[Records excerpted from a collection]
-*-*-

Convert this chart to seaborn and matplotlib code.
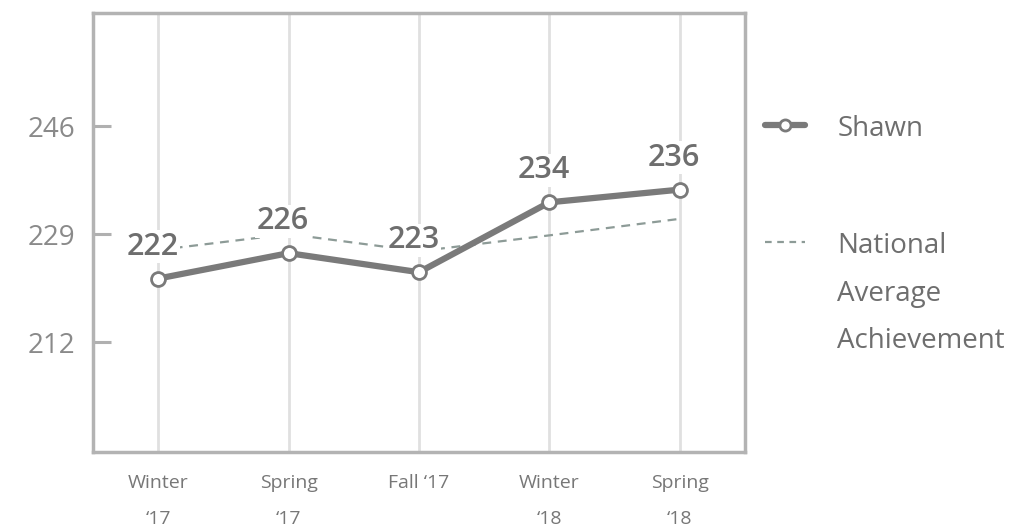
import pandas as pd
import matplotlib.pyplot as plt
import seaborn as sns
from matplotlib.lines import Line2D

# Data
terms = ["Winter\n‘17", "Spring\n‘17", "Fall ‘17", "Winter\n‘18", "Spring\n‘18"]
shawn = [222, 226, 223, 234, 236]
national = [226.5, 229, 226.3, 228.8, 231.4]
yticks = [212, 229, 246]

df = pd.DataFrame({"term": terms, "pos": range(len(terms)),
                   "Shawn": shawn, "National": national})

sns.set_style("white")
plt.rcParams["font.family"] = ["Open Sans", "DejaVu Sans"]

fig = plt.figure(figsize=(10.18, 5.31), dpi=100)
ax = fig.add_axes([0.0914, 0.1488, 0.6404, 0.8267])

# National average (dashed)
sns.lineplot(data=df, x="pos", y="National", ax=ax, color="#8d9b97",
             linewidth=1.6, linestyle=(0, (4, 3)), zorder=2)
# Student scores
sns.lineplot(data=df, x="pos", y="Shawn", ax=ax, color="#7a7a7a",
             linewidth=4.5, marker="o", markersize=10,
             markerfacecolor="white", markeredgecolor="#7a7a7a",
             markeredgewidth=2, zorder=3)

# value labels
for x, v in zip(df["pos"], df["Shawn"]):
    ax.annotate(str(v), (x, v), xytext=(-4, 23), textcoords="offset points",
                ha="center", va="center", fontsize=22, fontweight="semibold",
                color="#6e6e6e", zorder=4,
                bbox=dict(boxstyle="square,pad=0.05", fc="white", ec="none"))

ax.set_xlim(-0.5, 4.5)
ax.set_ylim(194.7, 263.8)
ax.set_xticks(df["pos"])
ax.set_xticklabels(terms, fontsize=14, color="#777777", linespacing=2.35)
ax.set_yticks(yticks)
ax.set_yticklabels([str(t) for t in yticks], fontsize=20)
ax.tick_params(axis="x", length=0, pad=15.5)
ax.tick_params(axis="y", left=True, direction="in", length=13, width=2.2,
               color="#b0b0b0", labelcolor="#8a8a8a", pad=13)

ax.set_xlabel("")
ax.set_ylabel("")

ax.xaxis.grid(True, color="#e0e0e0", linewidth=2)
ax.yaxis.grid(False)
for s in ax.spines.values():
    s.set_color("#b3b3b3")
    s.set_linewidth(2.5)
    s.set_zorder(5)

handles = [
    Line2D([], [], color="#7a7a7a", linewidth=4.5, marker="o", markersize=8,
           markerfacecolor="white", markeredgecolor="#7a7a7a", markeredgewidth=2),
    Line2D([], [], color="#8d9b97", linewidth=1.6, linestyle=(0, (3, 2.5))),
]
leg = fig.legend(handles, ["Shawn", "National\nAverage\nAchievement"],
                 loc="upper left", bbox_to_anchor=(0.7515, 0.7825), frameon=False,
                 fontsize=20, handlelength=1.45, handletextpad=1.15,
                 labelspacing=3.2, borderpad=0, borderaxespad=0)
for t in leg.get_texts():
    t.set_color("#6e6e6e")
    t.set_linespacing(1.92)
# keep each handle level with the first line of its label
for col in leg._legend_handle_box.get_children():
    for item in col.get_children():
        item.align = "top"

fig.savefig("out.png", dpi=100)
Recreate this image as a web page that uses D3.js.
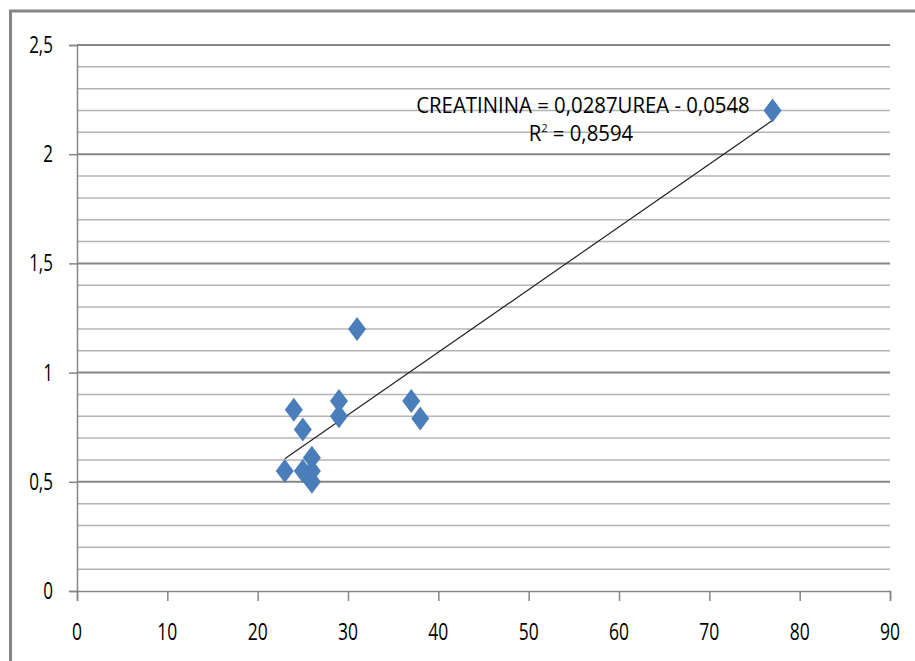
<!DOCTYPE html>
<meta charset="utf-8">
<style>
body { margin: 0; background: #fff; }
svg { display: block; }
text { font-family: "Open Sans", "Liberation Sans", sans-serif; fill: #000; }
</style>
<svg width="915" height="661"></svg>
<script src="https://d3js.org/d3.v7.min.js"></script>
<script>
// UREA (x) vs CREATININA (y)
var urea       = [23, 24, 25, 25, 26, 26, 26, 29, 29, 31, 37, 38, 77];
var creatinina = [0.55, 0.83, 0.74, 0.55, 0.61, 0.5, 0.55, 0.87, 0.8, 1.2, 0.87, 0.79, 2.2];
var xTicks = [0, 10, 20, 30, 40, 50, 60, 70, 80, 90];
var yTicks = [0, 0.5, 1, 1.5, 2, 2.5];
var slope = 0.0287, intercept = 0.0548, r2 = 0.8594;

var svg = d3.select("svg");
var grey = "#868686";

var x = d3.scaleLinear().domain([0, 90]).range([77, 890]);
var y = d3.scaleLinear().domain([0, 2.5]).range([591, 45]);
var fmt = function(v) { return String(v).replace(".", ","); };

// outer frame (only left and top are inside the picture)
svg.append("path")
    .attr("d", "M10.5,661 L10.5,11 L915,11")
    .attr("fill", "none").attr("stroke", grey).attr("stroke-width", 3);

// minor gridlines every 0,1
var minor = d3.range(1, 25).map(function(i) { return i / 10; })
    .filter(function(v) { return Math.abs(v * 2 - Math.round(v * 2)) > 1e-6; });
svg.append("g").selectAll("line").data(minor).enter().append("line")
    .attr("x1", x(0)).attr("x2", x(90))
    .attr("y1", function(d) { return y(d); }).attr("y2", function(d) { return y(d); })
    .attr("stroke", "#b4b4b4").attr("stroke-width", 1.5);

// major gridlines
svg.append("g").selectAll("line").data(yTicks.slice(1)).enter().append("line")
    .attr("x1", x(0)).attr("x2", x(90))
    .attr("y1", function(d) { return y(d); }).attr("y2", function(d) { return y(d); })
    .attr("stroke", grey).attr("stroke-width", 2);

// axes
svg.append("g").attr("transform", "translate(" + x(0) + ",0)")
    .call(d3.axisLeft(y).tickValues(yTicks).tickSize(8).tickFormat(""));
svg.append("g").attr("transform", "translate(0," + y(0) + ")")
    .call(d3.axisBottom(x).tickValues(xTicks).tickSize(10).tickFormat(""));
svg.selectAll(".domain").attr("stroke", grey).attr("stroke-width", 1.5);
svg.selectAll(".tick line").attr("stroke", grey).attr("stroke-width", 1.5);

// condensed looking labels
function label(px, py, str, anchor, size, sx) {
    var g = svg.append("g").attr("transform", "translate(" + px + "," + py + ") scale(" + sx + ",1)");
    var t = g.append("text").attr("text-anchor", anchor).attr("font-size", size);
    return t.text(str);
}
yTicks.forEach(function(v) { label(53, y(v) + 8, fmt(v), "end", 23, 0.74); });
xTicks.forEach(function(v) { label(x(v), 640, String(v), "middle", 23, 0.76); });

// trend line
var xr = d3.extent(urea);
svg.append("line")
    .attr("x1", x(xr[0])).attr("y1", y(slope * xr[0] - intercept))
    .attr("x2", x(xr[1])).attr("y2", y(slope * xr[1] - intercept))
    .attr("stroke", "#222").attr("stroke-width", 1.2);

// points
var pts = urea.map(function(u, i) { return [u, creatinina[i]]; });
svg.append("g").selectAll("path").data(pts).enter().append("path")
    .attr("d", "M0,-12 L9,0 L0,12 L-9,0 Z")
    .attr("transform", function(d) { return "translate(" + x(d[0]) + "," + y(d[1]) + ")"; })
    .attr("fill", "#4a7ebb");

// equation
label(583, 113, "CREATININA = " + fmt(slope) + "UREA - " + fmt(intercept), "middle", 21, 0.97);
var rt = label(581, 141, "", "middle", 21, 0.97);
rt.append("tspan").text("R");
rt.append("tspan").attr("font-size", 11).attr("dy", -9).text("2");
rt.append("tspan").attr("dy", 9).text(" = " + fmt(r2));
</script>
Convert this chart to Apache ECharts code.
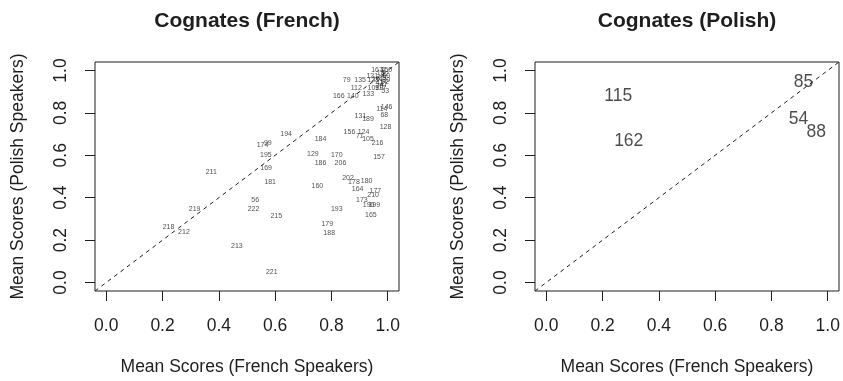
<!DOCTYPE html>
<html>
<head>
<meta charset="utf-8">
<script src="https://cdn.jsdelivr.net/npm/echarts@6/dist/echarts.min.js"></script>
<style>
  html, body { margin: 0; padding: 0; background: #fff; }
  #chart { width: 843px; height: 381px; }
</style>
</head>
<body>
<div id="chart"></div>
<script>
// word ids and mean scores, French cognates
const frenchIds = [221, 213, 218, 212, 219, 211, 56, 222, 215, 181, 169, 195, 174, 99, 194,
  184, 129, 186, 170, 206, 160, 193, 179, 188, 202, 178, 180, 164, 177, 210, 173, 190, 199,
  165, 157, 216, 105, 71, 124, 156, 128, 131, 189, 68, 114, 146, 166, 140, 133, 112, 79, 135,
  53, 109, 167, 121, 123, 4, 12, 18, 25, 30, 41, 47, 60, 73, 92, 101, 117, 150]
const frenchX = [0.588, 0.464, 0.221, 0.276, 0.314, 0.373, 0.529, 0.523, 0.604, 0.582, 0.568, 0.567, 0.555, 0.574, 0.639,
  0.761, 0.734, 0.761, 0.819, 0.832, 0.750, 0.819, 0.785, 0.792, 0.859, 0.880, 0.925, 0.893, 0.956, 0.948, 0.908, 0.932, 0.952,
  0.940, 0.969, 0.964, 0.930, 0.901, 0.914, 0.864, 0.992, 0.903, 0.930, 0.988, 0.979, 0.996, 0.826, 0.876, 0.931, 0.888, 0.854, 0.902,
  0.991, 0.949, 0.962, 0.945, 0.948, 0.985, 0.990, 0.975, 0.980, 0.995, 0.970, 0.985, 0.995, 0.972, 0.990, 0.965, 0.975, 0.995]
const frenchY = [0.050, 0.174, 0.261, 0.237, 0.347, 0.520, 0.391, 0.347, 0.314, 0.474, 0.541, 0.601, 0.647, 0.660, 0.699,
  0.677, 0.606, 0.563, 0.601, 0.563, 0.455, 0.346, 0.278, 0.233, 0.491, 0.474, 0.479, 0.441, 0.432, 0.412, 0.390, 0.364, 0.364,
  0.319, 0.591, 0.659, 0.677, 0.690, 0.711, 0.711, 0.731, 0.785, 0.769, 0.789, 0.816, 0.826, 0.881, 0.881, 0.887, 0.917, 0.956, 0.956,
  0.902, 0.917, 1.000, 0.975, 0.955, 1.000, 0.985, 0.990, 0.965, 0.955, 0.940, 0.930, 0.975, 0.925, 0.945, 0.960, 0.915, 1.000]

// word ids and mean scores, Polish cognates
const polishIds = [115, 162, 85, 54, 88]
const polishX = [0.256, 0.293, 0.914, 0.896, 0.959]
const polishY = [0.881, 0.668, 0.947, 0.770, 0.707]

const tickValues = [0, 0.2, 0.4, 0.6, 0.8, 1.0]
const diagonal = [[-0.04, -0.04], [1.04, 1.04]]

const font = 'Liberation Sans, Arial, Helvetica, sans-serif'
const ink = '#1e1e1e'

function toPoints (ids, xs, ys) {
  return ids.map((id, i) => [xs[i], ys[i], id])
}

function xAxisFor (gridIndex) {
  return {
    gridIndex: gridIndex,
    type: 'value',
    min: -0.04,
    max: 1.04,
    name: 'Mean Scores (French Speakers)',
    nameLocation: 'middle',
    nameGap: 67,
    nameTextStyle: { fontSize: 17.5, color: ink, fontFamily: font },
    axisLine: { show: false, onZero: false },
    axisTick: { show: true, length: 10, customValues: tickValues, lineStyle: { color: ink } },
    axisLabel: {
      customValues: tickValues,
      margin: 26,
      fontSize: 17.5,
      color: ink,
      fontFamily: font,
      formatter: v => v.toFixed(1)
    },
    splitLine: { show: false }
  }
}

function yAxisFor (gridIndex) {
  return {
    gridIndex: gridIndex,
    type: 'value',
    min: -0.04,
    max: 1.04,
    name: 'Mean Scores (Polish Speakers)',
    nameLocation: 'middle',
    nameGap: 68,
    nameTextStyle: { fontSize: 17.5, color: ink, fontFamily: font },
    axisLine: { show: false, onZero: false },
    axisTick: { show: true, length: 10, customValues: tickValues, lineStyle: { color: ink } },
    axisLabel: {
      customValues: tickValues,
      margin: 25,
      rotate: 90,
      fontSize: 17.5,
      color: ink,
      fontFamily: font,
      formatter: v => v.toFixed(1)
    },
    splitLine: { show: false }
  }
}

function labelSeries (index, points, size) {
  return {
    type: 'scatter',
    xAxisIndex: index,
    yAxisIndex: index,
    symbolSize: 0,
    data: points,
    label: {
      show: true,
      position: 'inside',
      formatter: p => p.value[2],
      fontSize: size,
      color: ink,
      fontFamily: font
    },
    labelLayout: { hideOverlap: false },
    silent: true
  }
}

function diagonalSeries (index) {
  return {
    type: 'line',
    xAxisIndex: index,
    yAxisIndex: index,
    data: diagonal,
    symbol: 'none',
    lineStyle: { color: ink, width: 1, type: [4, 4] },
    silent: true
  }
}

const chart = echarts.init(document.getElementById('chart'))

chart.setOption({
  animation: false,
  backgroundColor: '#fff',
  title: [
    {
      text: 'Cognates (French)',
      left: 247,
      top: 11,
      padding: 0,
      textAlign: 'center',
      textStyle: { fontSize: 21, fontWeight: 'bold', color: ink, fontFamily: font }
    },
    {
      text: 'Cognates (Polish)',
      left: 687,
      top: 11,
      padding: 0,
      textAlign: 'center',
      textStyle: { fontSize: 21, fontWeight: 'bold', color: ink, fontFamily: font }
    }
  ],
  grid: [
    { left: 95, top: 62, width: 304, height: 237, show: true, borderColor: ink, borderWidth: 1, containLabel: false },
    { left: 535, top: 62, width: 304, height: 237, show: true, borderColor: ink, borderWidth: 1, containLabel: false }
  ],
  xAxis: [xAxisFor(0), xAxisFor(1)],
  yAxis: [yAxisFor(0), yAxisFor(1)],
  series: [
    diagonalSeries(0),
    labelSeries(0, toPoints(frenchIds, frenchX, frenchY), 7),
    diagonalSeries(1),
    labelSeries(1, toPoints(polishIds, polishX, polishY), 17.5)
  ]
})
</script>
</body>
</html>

-*-*-

§ **EXERCISE DIRECTIONS**:
The lines from the top of the data above through the one holding "ax = fig.add_axes([0.0914, 0.1488, 0.6404, 0.8267])" are to be repeated exactly, and only those, with no pictures.

§ **RESULT FOR THIS TASK**:
Convert this chart to seaborn and matplotlib code.
import pandas as pd
import matplotlib.pyplot as plt
import seaborn as sns
from matplotlib.lines import Line2D

# Data
terms = ["Winter\n‘17", "Spring\n‘17", "Fall ‘17", "Winter\n‘18", "Spring\n‘18"]
shawn = [222, 226, 223, 234, 236]
national = [226.5, 229, 226.3, 228.8, 231.4]
yticks = [212, 229, 246]

df = pd.DataFrame({"term": terms, "pos": range(len(terms)),
                   "Shawn": shawn, "National": national})

sns.set_style("white")
plt.rcParams["font.family"] = ["Open Sans", "DejaVu Sans"]

fig = plt.figure(figsize=(10.18, 5.31), dpi=100)
ax = fig.add_axes([0.0914, 0.1488, 0.6404, 0.8267])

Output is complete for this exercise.